Notably, South Africa has seen through the sham of international justice as currently manipulated by the US and has declared its intention to pull out of the ICC.

Political analyst Mr Goodwine Mureriwa has noted that years of bitter experience demonstrate that the international justice system needs a serious overhaul.

"It's self-evident by just looking at the cases that have been tried at the ICC from former Ivory Coast President Laurent Gbabgo and attempts to try Kenyan President Uhuru Kenyatta.

"In all these cases the West had clear vested interests and preferred leaders.
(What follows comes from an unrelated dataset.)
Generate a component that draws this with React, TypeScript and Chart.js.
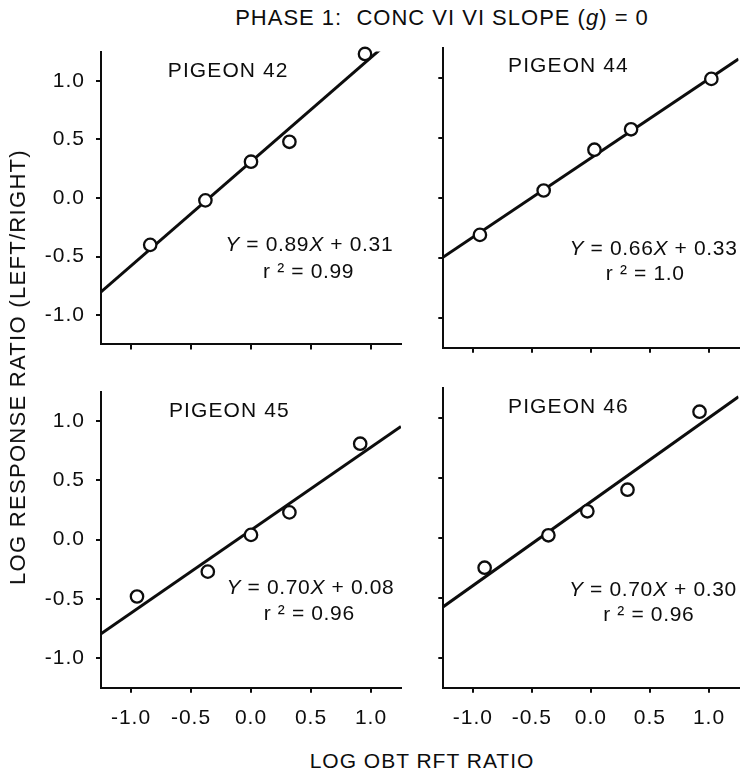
import React, { useEffect, useRef } from "react";
import { Chart, registerables } from "chart.js";

Chart.register(...registerables);

// ---------- data ----------
const pigeonNames = ["PIGEON 42", "PIGEON 44", "PIGEON 45", "PIGEON 46"];

const obtRatio42 = [-0.84, -0.38, 0.0, 0.32, 0.95];
const respRatio42 = [-0.4, -0.02, 0.31, 0.48, 1.23];

const obtRatio44 = [-0.94, -0.4, 0.03, 0.34, 1.02];
const respRatio44 = [-0.31, 0.06, 0.4, 0.57, 0.99];

const obtRatio45 = [-0.95, -0.36, 0.0, 0.32, 0.91];
const respRatio45 = [-0.48, -0.27, 0.04, 0.23, 0.81];

const obtRatio46 = [-0.9, -0.36, -0.03, 0.31, 0.92];
const respRatio46 = [-0.25, 0.02, 0.22, 0.4, 1.05];

const fitSlopes = [0.89, 0.66, 0.7, 0.7];
const fitIntercepts = [0.31, 0.33, 0.08, 0.3];
const rSquaredLabels = ["0.99", "1.0", "0.96", "0.96"];

const tickValues = [-1.0, -0.5, 0.0, 0.5, 1.0];
const axisMin = -1.25;
const axisMax = 1.25;

const allObt = [obtRatio42, obtRatio44, obtRatio45, obtRatio46];
const allResp = [respRatio42, respRatio44, respRatio45, respRatio46];

// ---------- styling / layout ----------
const INK = "#0d0d0d";
const FONT = "'Liberation Sans', Arial, Helvetica, sans-serif";

const panelLayout = [
  { x: 0, y: 28, w: 421, h: 340, wy: 101, hx: 20.3, pt: 19.7, pr: 20, xLabels: false, yLabels: true },
  { x: 403, y: 28, w: 344, h: 340, wy: 40.3, hx: 20.3, pt: 19.7, pr: 3.7, xLabels: false, yLabels: false },
  { x: 0, y: 368, w: 421, h: 372, wy: 101, hx: 52.3, pt: 19.7, pr: 20, xLabels: true, yLabels: true },
  { x: 403, y: 368, w: 344, h: 372, wy: 40.3, hx: 52.3, pt: 19.7, pr: 3.7, xLabels: true, yLabels: false },
];

// text anchors in data coordinates (center x, baseline y)
const textAnchors = [
  { title: [-0.19, 1.037], eq1: [0.485, -0.455], eq2: [0.48, -0.68] },
  { title: [-0.19, 1.05], eq1: [0.53, -0.478], eq2: [0.46, -0.686] },
  { title: [-0.18, 1.037], eq1: [0.495, -0.463], eq2: [0.485, -0.68] },
  { title: [-0.19, 1.042], eq1: [0.525, -0.486], eq2: [0.49, -0.69] },
];

type Seg = { t: string; italic?: boolean };

function drawSegments(ctx: CanvasRenderingContext2D, segs: Seg[], cx: number, by: number, size: number, spacing: string) {
  ctx.save();
  (ctx as any).letterSpacing = spacing;
  ctx.textAlign = "left";
  ctx.textBaseline = "alphabetic";
  ctx.fillStyle = INK;
  const widths: number[] = [];
  let total = 0;
  for (const s of segs) {
    ctx.font = `${s.italic ? "italic " : ""}${size}px ${FONT}`;
    const w = ctx.measureText(s.t).width;
    widths.push(w);
    total += w;
  }
  let x = cx - total / 2;
  segs.forEach((s, i) => {
    ctx.font = `${s.italic ? "italic " : ""}${size}px ${FONT}`;
    ctx.fillText(s.t, x, by);
    x += widths[i];
  });
  ctx.restore();
}

function Panel({ idx }: { idx: number }) {
  const ref = useRef<HTMLCanvasElement | null>(null);
  const L = panelLayout[idx];

  useEffect(() => {
    if (!ref.current) return;
    const points = allObt[idx].map((x, i) => ({ x, y: allResp[idx][i] }));
    const m = fitSlopes[idx];
    const b = fitIntercepts[idx];
    const fitLine = [
      { x: axisMin, y: m * axisMin + b },
      { x: axisMax, y: m * axisMax + b },
    ];
    const anchors = textAnchors[idx];

    const textPlugin = {
      id: "panelText" + idx,
      beforeDraw(chart: any) {
        chart.ctx.letterSpacing = "1px";
      },
      afterDatasetsDraw(chart: any) {
        const ctx = chart.ctx as CanvasRenderingContext2D;
        const xs = chart.scales.x;
        const ys = chart.scales.y;
        drawSegments(
          ctx,
          [{ t: pigeonNames[idx] }],
          xs.getPixelForValue(anchors.title[0]),
          ys.getPixelForValue(anchors.title[1]),
          21,
          "1.1px"
        );
        drawSegments(
          ctx,
          [
            { t: "Y", italic: true },
            { t: ` = ${m.toFixed(2)}` },
            { t: "X", italic: true },
            { t: ` + ${b.toFixed(2)}` },
          ],
          xs.getPixelForValue(anchors.eq1[0]),
          ys.getPixelForValue(anchors.eq1[1]),
          21,
          "0.65px"
        );
        drawSegments(
          ctx,
          [{ t: `r ² = ${rSquaredLabels[idx]}` }],
          xs.getPixelForValue(anchors.eq2[0]),
          ys.getPixelForValue(anchors.eq2[1]),
          21,
          "0.65px"
        );
      },
    };

    const axisCommon = (showLabels: boolean, isX: boolean) => ({
      type: "linear" as const,
      min: axisMin,
      max: axisMax,
      afterBuildTicks: (s: any) => {
        s.ticks = tickValues.map((v) => ({ value: v }));
      },
      afterFit: (s: any) => {
        if (isX) s.height = L.hx;
        else s.width = L.wy;
      },
      grid: {
        drawOnChartArea: false,
        drawTicks: true,
        tickLength: 5,
        tickWidth: 2,
        tickColor: INK,
        color: INK,
        lineWidth: 2,
      },
      border: { display: true, color: INK, width: 2 },
      ticks: {
        display: showLabels,
        padding: isX ? 13 : 11,
        color: INK,
        font: { family: FONT, size: 21 },
        autoSkip: false,
        maxRotation: 0,
        callback: (v: any) => Number(v).toFixed(1),
      },
    });

    const chart = new Chart(ref.current, {
      type: "scatter",
      data: {
        datasets: [
          {
            data: points,
            pointRadius: 6.2,
            pointBorderWidth: 2.3,
            pointBackgroundColor: "#ffffff",
            pointBorderColor: INK,
            showLine: false,
            clip: false,
          } as any,
          {
            data: fitLine,
            showLine: true,
            borderColor: INK,
            borderWidth: 3,
            pointRadius: 0,
            fill: false,
          } as any,
        ],
      },
      options: {
        animation: false,
        responsive: false,
        devicePixelRatio: 1,
        events: [],
        layout: { padding: { left: 0, top: L.pt, right: L.pr, bottom: 0 } },
        plugins: {
          legend: { display: false },
          tooltip: { enabled: false },
          title: { display: false },
        },
        scales: {
          x: axisCommon(L.xLabels, true) as any,
          y: axisCommon(L.yLabels, false) as any,
        },
      },
      plugins: [textPlugin as any],
    });
    return () => chart.destroy();
  }, [idx]);

  return (
    <canvas
      ref={ref}
      width={L.w}
      height={L.h}
      style={{ position: "absolute", left: L.x, top: L.y, width: L.w, height: L.h }}
    />
  );
}

export default function App() {
  return (
    <div
      style={{
        position: "absolute",
        left: 0,
        top: 0,
        width: 747,
        height: 775,
        overflow: "hidden",
        background: "#ffffff",
        fontFamily: FONT,
        color: INK,
      }}
    >
      <div
        style={{
          position: "absolute",
          left: 442,
          top: 7,
          transform: "translateX(-50%)",
          fontSize: 22,
          lineHeight: "22px",
          letterSpacing: "1px",
          whiteSpace: "pre",
        }}
      >
        {"PHASE 1:  CONC VI VI SLOPE ("}
        <i>g</i>
        {") = 0"}
      </div>
      {[0, 1, 2, 3].map((i) => (
        <Panel key={i} idx={i} />
      ))}
      <div
        style={{
          position: "absolute",
          left: 18,
          top: 367,
          transform: "translate(-50%, -50%) rotate(-90deg)",
          fontSize: 22,
          lineHeight: "22px",
          letterSpacing: "1.3px",
          whiteSpace: "pre",
        }}
      >
        LOG RESPONSE RATIO (LEFT/RIGHT)
      </div>
      <div
        style={{
          position: "absolute",
          left: 422,
          top: 750,
          transform: "translateX(-50%)",
          fontSize: 21,
          lineHeight: "21px",
          letterSpacing: "1px",
          whiteSpace: "pre",
        }}
      >
        LOG OBT RFT RATIO
      </div>
    </div>
  );
}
One can say it's a court that has been used to settle scores on behalf of the West," he said.

He also notes that the United States’ refusal to join the ICC undermines the court’s effectiveness as Washington is the world’s biggest violator of human rights.

But not only does the US say it will not join the ICC, and not only does it sanction the court’s top officials, it also has a law that slows bombing of the institution’s headquarters if an American is indicted there.

The American Services Members Protection Act - more commonly known as The Hague Invasion Act - authorises the US government to use force to free any of its citizens or allies who are brought before the ICC.

The US says the ICC does not offer a trial “by an impartial jury of the state and district wherein the crime shall have been committed".

The Heritage Foundation, an ultra-conservative think tank that is influential in Washington’s policy-making, says: "United States participation in the ICC treaty regime would also be unconstitutional because it would allow the trial of American citizens for crimes committed on American soil, which are otherwise entirely within the judicial power of the United States.

“The Supreme Court has long held that only the courts of the United States, as established under the constitution, can try such offences.”

While all this is happening, Africa is silent.

And that silence has been particularly deafening as two international jurists from the continent are slapped with American sanctions simply because they want to pursue true accountability and transparency in global affairs.